L’inductance doit supporter au moins le courant crête de sortie sans saturer. Les inductances à poudre de fer (iron powder) chauffent fort (100°C au repos) à cause des pertes dans le noyau (cycles de magnétisation/démagnétisation) à 250 kHz environ. Ici, l’inductance est à poudre de fer : à part l’échauffement, tout l’ampli fonctionne très bien avec.

Dans les réalisations, l’inductance 1447385C Murata fonctionne bien.

Le filtre de sortie ne fait pas partie de la boucle de contre-réaction. Sa tension de sortie n’est donc pas asservie par l’intégrateur. Ceci permet un montage plus simple, plus stable, mais réduit un peu le facteur d’amortissement de l’ampli.

Réponse en fréquence du filtre de l’ampli classe D à 8 Ohms (avec et sans 220 nF 10 Ohms)

Réponse en fréquence du filtre de l’ampli classe D à 4 Ohms (avec et sans 220 nF 10 Ohms)

Avec un haut parleur de 4 Ohms (ou 2 de 8 Ohms en parallèle), on entend en pratique qu’il y a un manque d’aigus. Le filtre n’est pas tout à fait adapté à 4 Ohms, comme le montre la simulation (simulation faite avec le logiciel gratuit LTSpice).

Démarrage de l’ampli classe D

On a vu que si l’entrée « IN » du IR2184 est au niveau haut de façon statique, T1 et T2 sont bloqués (C12 étant déchargée et D4 bloquée).

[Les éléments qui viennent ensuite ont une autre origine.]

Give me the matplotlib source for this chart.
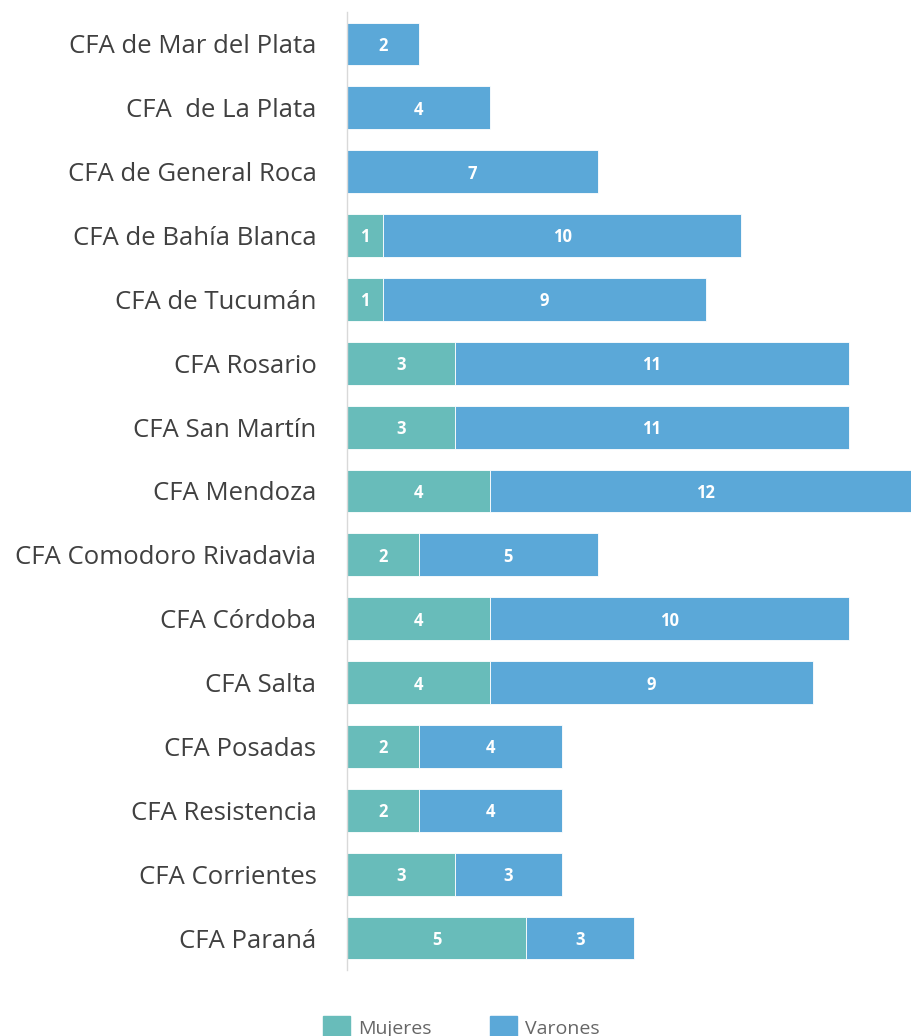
import matplotlib.pyplot as plt
from matplotlib.patches import Patch

centros = ['CFA de Mar del Plata', 'CFA  de La Plata', 'CFA de General Roca',
           'CFA de Bahía Blanca', 'CFA de Tucumán', 'CFA Rosario', 'CFA San Martín',
           'CFA Mendoza', 'CFA Comodoro Rivadavia', 'CFA Córdoba', 'CFA Salta',
           'CFA Posadas', 'CFA Resistencia', 'CFA Corrientes', 'CFA Paraná']
mujeres = [0, 0, 0, 1, 1, 3, 3, 4, 2, 4, 4, 2, 2, 3, 5]
varones = [2, 4, 7, 10, 9, 11, 11, 12, 5, 10, 9, 4, 4, 3, 3]

c_muj = '#68bcba'
c_var = '#5ba8d8'

fig = plt.figure(figsize=(9.12, 10.36), dpi=100)
ax = fig.add_axes([347 / 912, 1 - 970 / 1036, 1 - 347 / 912, 958 / 1036])

y = list(range(len(centros)))
h = 0.67
b1 = ax.barh(y, mujeres, height=h, color=c_muj, edgecolor='white', linewidth=0.6)
b2 = ax.barh(y, varones, left=mujeres, height=h, color=c_var, edgecolor='white', linewidth=0.6)

for bars, vals, lefts in [(b1, mujeres, [0] * len(mujeres)), (b2, varones, mujeres)]:
    for yy, v, l in zip(y, vals, lefts):
        if v > 0:
            ax.text(l + v / 2, yy + 0.03, str(v), ha='center', va='center',
                    color='white', fontsize=12, fontweight='bold', family='Open Sans')

ax.set_xlim(0, 15.76)
ax.set_ylim(14.5, -0.5)
ax.set_yticks(y)
ax.set_yticklabels(centros, family='Open Sans', fontsize=18.5, color='#404040')
ax.tick_params(axis='y', length=0, pad=22)
ax.set_xticks([])
for s in ['top', 'right', 'bottom']:
    ax.spines[s].set_visible(False)
ax.spines['left'].set_color('#d9d9d9')
ax.spines['left'].set_linewidth(1)

handles = [Patch(color=c_muj, label='Mujeres'), Patch(color=c_var, label='Varones')]
fig.legend(handles=handles, loc='center', bbox_to_anchor=(0.5055, 0.0085), ncol=2,
           frameon=False, handlelength=1.4, handleheight=1.4, columnspacing=3.0,
           handletextpad=0.4, prop={'family': 'Open Sans', 'size': 14}, labelcolor='#666666')

fig.savefig('out.png', dpi=100)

Il faut faire arriver un signal de quelques millivolts (un tout petit peu de musique) à l’entrée de l’ampli classe D pour que l’auto oscillation démarre. Si on ajoute une résistance de quelques Mégohms en parallèle avec C5 pour éviter la saturation de l’intégrateur, il ne se passe que des tentatives de démarrage ratées. Rien ne vaut un peu de musique pour lancer et établir l’oscillation. Ce phénomène est dû au blocage de T1 et T2 à la fois en régime statique établi (sortie de l’intégrateur bloquée à +7,4 V, et IN au niveau haut, autour de 5,2 V par rapport à -Vcc).

L’ampli démarre spontanément si +Vcc s’établit après -Vcc, mais ce démarrage est un peu tordu (réalisable avec une double alim stabilisée de labo).

En utilisation habituelle d’un ampli audio, cela ne pose aucun problème. Cet ampli classe D est simplement en « veille » avant la première toute petite sollicitation musicale.

Alimentation des étages de l’ampli classe D

Pour l’alimentation positive, R20 polarise la zener DZ1. Il faut minimum 4mA pour alimenter U1 en fonctionnement. On peut insérer une LED (couleur au choix !) en série avec R20.

Pour l’alimentation négative, R21 crée les 2 alimentations avec DZ2 et DZ3. Même s’il ne faut que 4 mA pour U1, U2 demande environ 30 mA. C’est pourquoi R21 ne fait « que » 1 kOhm. On peut choisir 680 Ohms ou 820 Ohms en version 5 W sans problème, ce qui permet à l’ampli de fonctionner encore à des tensions plus faibles (+/-35 VDC).

Premier prototype d’ampli classe D avec IR2184

La toute première réalisation de cet ampli classe D a permis d’ajuster les valeurs de chaque composant, et de prouver qu’un ampli classe D est assez facile à réaliser avec un circuit intégré commande de demi pont (IR2184). Quelques images de l’ampli classe D

Maquette d’ampli classe D avec transfo 2 x 40 V (+/-56 VDC)

Le module d’ampli classe D : vue de dessous

Le module d’ampli classe D : vue de dessus

On reconnaît sur cette maquette d’ampli classe D :

– 2 condensateurs 4700 uF 63 V de filtrage

– Circuits intégrés TL072 (ou TL082) et IR2184

– Résistance 5 W 680 Ohms

– Filtre de sortie

– Condensateur bleu entre +Vcc et -Vcc (470 nF 250 VDC)

– Transistors de puissance IRFB4620, IRFB5620 ou IRFB4615

– Connecteurs

– Composants CMS pour le reste

Caractéristiques

Alimentation : +/-40 V … +/-60 V

Puissance de sortie : 300 W rms à 4 Ohms environ

Pas de ventilateur : refroidissement naturel suffisant à pleine puissance sur 4 Ohms (charge fictive résistive) !

Conclusion

L’ampli classe D se laisse réaliser facilement grâce à la commande de l’étage de sortie. C’est étonnant de voir comme les transistors de puissance chauffent peu, ce qui permet de réduire considérablement la taille du radiateur et donc de l’ampli à réaliser.